** Start of DATASET CONTENT **

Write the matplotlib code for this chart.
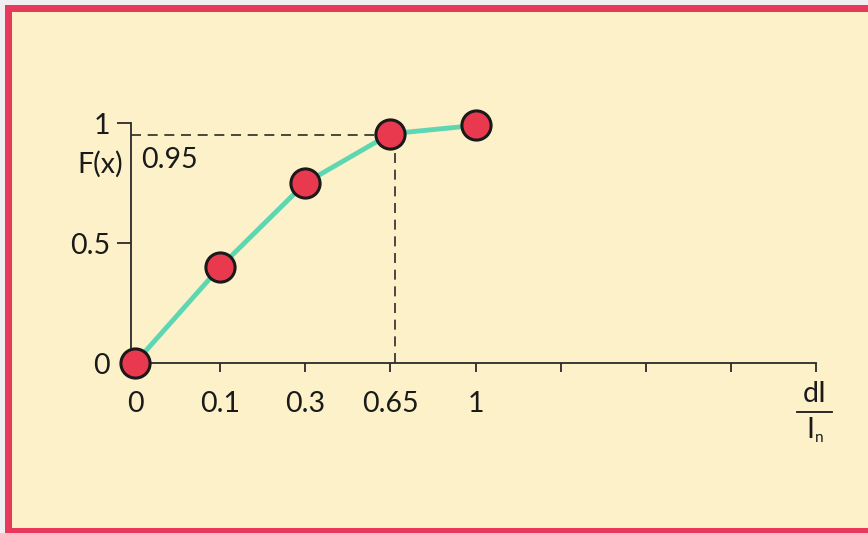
import matplotlib
matplotlib.use("Agg")
import matplotlib.pyplot as plt
from matplotlib.patches import Rectangle
from matplotlib.lines import Line2D

# data
x_labels = ["0", "0.1", "0.3", "0.65", "1"]
f_values = [0.0, 0.40, 0.75, 0.955, 0.99]
n_ticks = 8           # axis continues to 8 equal steps
marked_idx = 3        # the 0.65 / 0.95 point
marked_f = 0.95

W, H = 868, 533
FS = 20.5
plt.rcParams['font.family'] = ['Lato', 'DejaVu Sans']

fig = plt.figure(figsize=(W / 100, H / 100), dpi=100, facecolor="#f1eef2")

def fx(px):
    return px / W

def fy(py):
    return 1 - py / H

# red frame and cream panel
fig.patches.append(Rectangle((fx(5), fy(533)), fx(868) - fx(5), fy(5) - fy(533),
                             transform=fig.transFigure, facecolor="#e8395c",
                             edgecolor="none", zorder=-2))
fig.patches.append(Rectangle((fx(12), fy(528)), fx(868) - fx(12), fy(12) - fy(528),
                             transform=fig.transFigure, facecolor="#fcf1c9",
                             edgecolor="none", zorder=-1))

# axes: x=0 at px 135, x=8 at px 816, y=0 at px 363, y=1 at px 123
unit = (816 - 135) / n_ticks
left_px = 131
x_left = -(135 - left_px) / unit
ax = fig.add_axes([fx(left_px), fy(363), fx(816) - fx(left_px), fy(123) - fy(363)])
ax.set_zorder(1)
ax.set_facecolor("none")
ax.set_xlim(x_left, n_ticks)
ax.set_ylim(0, 1)

for s in ["top", "right"]:
    ax.spines[s].set_visible(False)
for s in ["left", "bottom"]:
    ax.spines[s].set_color("#2a2a2a")
    ax.spines[s].set_linewidth(1.3)

xs = list(range(len(f_values)))
ax.set_xticks(range(1, n_ticks + 1))
ax.set_xticklabels([])
ax.tick_params(axis="x", direction="out", length=6.5, width=1.3, color="#2a2a2a")
for i, lab in enumerate(x_labels):
    ax.text(i, -0.17, lab, ha="center", va="center", fontsize=FS, color="#1a1a1a")

ax.set_yticks([0, 0.5, 1])
ax.set_yticklabels(["0", "0.5", "1"], fontsize=FS, color="#1a1a1a")
ax.tick_params(axis="y", direction="out", length=10, width=1.3, color="#2a2a2a", pad=5)
ax.get_yticklines()[0].set_visible(False)

# dashed guides to the 0.95 point
ax.plot([x_left, marked_idx], [marked_f, marked_f], ls=(0, (6, 4)), color="#2a2a2a", lw=1.2)
ax.plot([marked_idx + 0.05, marked_idx + 0.05], [0, marked_f], ls=(0, (6, 4)),
        color="#2a2a2a", lw=1.2)
ax.text(0.07, 0.845, "0.95", ha="left", va="center", fontsize=FS, color="#1a1a1a")

ax.plot(xs, f_values, color="#5dd6b2", lw=3.5, zorder=3, clip_on=False)
ax.plot(xs, f_values, ls="none", marker="o", ms=21, mfc="#e8394f", mec="#1a1a1a",
        mew=2.2, zorder=4, clip_on=False)

fig.text(fx(100), fy(164), "F(x)", ha="center", va="center", fontsize=FS, color="#1a1a1a")

# dI / In label
fig.text(fx(815), fy(394), "dI", ha="center", va="center", fontsize=FS, color="#1a1a1a")
fig.lines.append(Line2D([fx(797), fx(832)], [fy(412), fy(412)], transform=fig.transFigure,
                        color="#1a1a1a", lw=1.3))
fig.text(fx(810), fy(430), "I", ha="center", va="center", fontsize=FS, color="#1a1a1a")
fig.text(fx(819), fy(438), "n", ha="center", va="center", fontsize=11, color="#1a1a1a")

fig.savefig("out.png", dpi=100, facecolor=fig.get_facecolor())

** End of DATASET CONTENT **

Scan the listing above. Gather each line that contains the word "matplotlib".

Write the matplotlib code for this chart.
import matplotlib
matplotlib.use("Agg")
import matplotlib.pyplot as plt
from matplotlib.patches import Rectangle
from matplotlib.lines import Line2D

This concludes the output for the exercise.